"""

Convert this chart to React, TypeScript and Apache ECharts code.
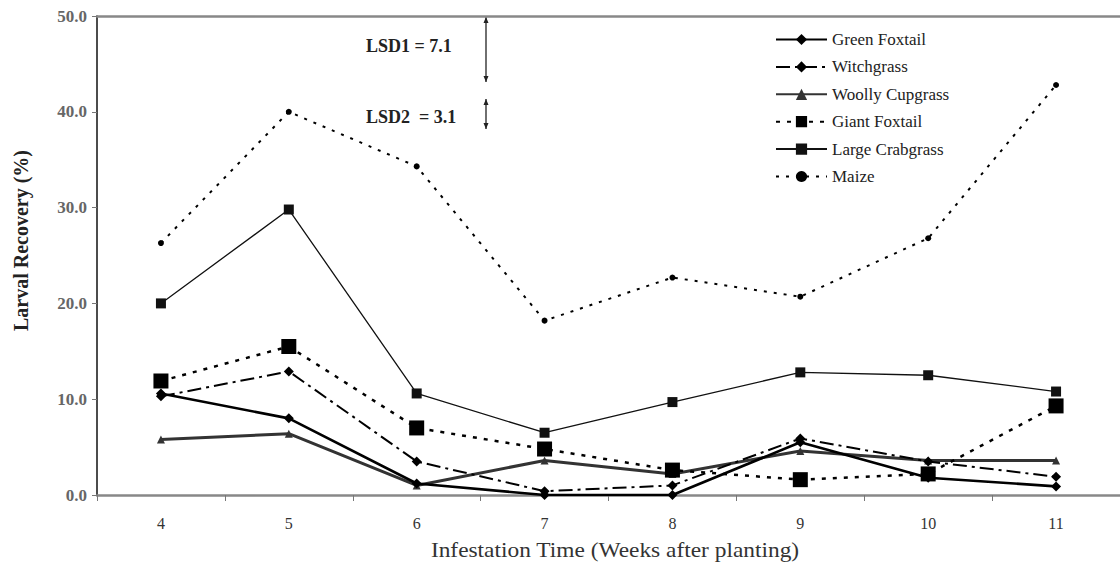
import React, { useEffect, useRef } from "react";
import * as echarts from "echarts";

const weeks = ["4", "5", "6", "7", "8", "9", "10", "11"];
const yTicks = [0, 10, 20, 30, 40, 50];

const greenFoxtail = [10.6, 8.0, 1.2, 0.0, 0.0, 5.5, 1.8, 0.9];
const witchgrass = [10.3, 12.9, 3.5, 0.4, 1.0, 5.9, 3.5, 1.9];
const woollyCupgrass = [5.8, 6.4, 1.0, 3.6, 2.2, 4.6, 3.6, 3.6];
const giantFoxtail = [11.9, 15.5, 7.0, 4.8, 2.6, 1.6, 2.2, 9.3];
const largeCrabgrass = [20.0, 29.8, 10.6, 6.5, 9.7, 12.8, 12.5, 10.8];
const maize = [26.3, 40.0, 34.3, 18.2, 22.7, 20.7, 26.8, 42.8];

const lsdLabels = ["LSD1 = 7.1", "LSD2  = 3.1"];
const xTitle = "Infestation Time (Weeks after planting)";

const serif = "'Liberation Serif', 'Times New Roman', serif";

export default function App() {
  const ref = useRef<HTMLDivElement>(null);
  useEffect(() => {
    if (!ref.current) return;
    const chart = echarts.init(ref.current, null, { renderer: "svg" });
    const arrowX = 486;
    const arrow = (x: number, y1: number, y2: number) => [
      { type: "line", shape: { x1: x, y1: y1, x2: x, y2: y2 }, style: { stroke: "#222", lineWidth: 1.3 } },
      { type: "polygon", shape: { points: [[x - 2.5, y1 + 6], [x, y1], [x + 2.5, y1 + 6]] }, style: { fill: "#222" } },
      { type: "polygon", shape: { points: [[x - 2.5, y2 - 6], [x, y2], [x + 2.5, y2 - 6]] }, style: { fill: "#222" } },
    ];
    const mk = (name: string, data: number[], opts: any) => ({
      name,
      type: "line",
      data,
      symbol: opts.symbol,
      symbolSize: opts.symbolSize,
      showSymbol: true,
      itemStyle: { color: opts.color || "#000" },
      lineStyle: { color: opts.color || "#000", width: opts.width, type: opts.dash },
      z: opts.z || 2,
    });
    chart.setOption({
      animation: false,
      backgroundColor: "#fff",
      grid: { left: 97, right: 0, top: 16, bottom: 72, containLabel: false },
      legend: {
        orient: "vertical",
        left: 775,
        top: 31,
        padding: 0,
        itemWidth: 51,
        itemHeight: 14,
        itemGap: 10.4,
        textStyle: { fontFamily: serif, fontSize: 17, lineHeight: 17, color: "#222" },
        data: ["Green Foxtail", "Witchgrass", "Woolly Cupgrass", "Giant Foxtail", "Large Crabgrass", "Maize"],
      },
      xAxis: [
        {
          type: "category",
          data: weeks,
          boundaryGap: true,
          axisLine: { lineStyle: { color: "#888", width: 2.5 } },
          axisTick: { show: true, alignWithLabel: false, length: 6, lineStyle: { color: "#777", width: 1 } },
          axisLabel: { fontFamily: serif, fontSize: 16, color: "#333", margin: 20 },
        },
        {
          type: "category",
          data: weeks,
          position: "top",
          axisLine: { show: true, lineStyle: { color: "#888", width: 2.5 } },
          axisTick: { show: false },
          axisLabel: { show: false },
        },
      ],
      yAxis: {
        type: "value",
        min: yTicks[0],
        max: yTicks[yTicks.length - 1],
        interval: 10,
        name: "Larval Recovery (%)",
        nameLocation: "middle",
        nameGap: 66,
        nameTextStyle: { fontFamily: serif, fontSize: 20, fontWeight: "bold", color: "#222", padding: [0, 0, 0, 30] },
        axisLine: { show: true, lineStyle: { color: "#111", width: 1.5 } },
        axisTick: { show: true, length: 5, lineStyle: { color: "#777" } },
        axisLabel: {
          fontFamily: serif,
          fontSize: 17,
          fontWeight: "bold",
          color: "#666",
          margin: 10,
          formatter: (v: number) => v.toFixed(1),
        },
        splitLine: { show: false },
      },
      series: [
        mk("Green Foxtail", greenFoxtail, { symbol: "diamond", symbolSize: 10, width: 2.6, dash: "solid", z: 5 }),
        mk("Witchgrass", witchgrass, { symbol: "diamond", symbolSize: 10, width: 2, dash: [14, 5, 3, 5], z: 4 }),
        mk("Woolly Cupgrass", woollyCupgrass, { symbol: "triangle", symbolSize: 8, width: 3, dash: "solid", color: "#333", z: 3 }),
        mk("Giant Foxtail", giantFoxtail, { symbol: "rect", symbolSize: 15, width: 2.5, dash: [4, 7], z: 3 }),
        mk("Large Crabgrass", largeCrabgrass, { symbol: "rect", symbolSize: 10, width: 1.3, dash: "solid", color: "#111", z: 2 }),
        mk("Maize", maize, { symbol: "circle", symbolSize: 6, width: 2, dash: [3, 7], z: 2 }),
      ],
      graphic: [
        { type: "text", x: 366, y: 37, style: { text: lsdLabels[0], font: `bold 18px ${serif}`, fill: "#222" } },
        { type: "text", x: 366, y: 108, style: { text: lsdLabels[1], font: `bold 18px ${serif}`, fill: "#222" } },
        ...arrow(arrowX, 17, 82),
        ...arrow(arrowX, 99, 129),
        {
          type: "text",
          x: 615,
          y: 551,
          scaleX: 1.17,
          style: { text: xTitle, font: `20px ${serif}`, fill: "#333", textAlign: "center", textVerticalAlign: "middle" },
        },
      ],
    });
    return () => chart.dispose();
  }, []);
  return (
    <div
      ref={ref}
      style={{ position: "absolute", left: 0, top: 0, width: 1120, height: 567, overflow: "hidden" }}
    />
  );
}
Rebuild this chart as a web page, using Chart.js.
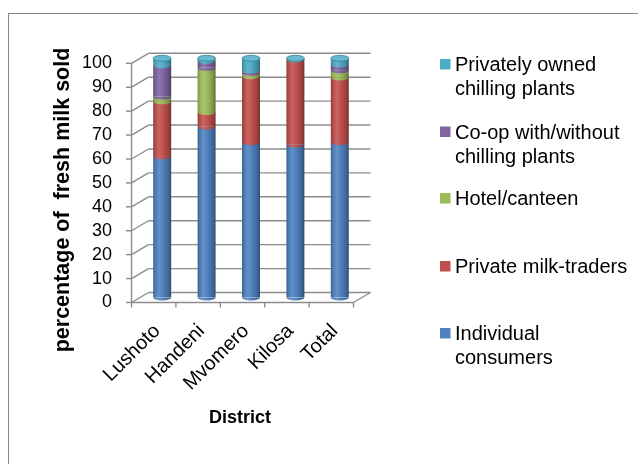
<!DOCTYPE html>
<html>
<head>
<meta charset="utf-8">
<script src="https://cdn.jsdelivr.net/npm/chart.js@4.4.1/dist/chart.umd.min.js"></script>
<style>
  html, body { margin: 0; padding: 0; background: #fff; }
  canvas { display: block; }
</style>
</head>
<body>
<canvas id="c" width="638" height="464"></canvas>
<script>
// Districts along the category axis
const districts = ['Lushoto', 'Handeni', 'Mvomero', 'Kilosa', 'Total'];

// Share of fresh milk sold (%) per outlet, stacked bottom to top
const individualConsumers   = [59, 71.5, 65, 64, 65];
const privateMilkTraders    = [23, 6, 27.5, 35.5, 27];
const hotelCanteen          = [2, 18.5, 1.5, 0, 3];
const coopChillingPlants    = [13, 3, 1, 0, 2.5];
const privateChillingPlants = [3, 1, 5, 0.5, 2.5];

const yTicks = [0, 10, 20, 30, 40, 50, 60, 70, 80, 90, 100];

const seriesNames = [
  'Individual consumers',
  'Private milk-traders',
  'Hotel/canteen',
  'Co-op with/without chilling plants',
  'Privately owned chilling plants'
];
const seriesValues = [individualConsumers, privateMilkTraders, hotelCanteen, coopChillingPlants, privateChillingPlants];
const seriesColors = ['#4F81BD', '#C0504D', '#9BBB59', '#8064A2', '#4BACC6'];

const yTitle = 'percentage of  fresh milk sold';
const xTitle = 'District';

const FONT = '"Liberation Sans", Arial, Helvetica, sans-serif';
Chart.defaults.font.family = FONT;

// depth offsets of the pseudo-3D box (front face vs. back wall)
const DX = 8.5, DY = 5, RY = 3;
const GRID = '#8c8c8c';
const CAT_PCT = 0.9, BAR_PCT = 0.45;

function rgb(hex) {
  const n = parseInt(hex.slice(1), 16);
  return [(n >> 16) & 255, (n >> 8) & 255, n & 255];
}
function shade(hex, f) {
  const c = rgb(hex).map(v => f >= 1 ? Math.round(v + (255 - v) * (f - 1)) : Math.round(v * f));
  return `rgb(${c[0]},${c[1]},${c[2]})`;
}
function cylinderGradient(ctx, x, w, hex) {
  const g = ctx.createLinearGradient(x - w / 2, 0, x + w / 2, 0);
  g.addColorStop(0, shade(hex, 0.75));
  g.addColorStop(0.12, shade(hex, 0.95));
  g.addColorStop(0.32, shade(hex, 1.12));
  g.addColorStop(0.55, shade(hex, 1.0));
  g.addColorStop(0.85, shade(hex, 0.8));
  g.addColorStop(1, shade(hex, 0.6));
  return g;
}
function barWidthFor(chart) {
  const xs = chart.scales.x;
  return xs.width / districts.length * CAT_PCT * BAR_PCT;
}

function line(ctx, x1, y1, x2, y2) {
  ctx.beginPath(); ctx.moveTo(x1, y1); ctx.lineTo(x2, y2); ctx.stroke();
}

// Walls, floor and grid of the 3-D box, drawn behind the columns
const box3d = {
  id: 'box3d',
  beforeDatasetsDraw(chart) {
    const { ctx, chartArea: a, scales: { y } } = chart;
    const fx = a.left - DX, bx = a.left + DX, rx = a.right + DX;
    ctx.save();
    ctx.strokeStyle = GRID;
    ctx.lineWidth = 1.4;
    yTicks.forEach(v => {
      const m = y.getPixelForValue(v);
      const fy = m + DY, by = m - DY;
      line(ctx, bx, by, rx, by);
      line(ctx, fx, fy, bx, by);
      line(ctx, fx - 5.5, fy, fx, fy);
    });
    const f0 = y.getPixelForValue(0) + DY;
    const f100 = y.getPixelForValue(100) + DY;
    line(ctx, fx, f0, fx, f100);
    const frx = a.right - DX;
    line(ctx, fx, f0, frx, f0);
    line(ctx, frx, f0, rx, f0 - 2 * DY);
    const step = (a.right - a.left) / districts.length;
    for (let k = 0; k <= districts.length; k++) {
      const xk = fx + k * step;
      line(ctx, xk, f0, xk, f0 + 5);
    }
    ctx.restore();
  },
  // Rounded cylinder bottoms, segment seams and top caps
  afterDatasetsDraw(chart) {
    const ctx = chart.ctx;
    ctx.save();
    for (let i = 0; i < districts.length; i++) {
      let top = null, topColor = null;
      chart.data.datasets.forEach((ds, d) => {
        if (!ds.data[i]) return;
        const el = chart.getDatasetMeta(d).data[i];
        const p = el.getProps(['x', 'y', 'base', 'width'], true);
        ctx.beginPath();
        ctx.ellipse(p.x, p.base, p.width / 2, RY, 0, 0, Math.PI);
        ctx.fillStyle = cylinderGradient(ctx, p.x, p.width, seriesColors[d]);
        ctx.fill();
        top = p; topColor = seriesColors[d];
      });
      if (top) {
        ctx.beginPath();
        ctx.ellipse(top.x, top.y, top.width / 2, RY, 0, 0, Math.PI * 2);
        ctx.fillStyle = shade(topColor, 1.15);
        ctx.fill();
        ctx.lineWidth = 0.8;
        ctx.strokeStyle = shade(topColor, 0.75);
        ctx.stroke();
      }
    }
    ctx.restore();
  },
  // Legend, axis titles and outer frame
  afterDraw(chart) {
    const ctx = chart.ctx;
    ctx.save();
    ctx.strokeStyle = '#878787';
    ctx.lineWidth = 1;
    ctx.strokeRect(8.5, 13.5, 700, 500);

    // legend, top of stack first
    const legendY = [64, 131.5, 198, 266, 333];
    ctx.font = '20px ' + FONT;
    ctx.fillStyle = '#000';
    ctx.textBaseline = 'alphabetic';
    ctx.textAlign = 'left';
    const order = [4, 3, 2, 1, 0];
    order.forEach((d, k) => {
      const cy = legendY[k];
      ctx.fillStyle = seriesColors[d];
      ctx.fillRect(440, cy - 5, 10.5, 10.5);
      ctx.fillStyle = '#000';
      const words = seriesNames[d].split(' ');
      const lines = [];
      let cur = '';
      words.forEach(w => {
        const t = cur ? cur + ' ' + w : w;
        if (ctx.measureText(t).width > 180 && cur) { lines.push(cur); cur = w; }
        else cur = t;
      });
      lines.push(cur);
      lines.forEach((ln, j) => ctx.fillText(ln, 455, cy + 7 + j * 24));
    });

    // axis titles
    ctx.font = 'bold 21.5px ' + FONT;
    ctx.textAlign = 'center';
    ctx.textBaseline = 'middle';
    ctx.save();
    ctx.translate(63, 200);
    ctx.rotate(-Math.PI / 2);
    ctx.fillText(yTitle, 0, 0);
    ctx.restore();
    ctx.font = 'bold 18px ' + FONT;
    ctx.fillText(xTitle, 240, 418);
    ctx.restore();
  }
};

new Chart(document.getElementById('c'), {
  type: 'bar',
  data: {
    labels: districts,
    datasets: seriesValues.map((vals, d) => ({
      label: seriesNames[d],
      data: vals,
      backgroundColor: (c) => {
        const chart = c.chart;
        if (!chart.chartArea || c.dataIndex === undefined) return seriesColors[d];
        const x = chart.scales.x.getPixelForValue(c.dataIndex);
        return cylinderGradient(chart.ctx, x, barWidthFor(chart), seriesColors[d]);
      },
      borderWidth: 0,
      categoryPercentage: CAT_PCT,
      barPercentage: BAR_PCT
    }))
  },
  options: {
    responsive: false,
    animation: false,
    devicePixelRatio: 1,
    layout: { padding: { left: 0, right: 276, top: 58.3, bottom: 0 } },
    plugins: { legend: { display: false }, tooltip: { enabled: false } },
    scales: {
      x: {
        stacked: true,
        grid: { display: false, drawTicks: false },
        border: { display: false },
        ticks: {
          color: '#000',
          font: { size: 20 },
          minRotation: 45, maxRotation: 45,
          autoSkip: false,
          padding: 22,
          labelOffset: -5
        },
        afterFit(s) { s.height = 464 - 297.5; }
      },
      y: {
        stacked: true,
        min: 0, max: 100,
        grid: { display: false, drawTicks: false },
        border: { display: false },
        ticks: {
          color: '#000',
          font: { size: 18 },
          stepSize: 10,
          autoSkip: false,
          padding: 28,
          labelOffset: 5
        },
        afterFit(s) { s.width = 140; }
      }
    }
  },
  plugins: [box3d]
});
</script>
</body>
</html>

"""

**EXERCISE PROMPT:** From the first line of the entries above down to the line holding "const yTicks = [0, 10, 20, 30, 40, 50];", quote each line exactly and nothing else, skipping pictures.

**WRITTEN SOLUTION:**
Convert this chart to React, TypeScript and Apache ECharts code.
import React, { useEffect, useRef } from "react";
import * as echarts from "echarts";

const weeks = ["4", "5", "6", "7", "8", "9", "10", "11"];
const yTicks = [0, 10, 20, 30, 40, 50];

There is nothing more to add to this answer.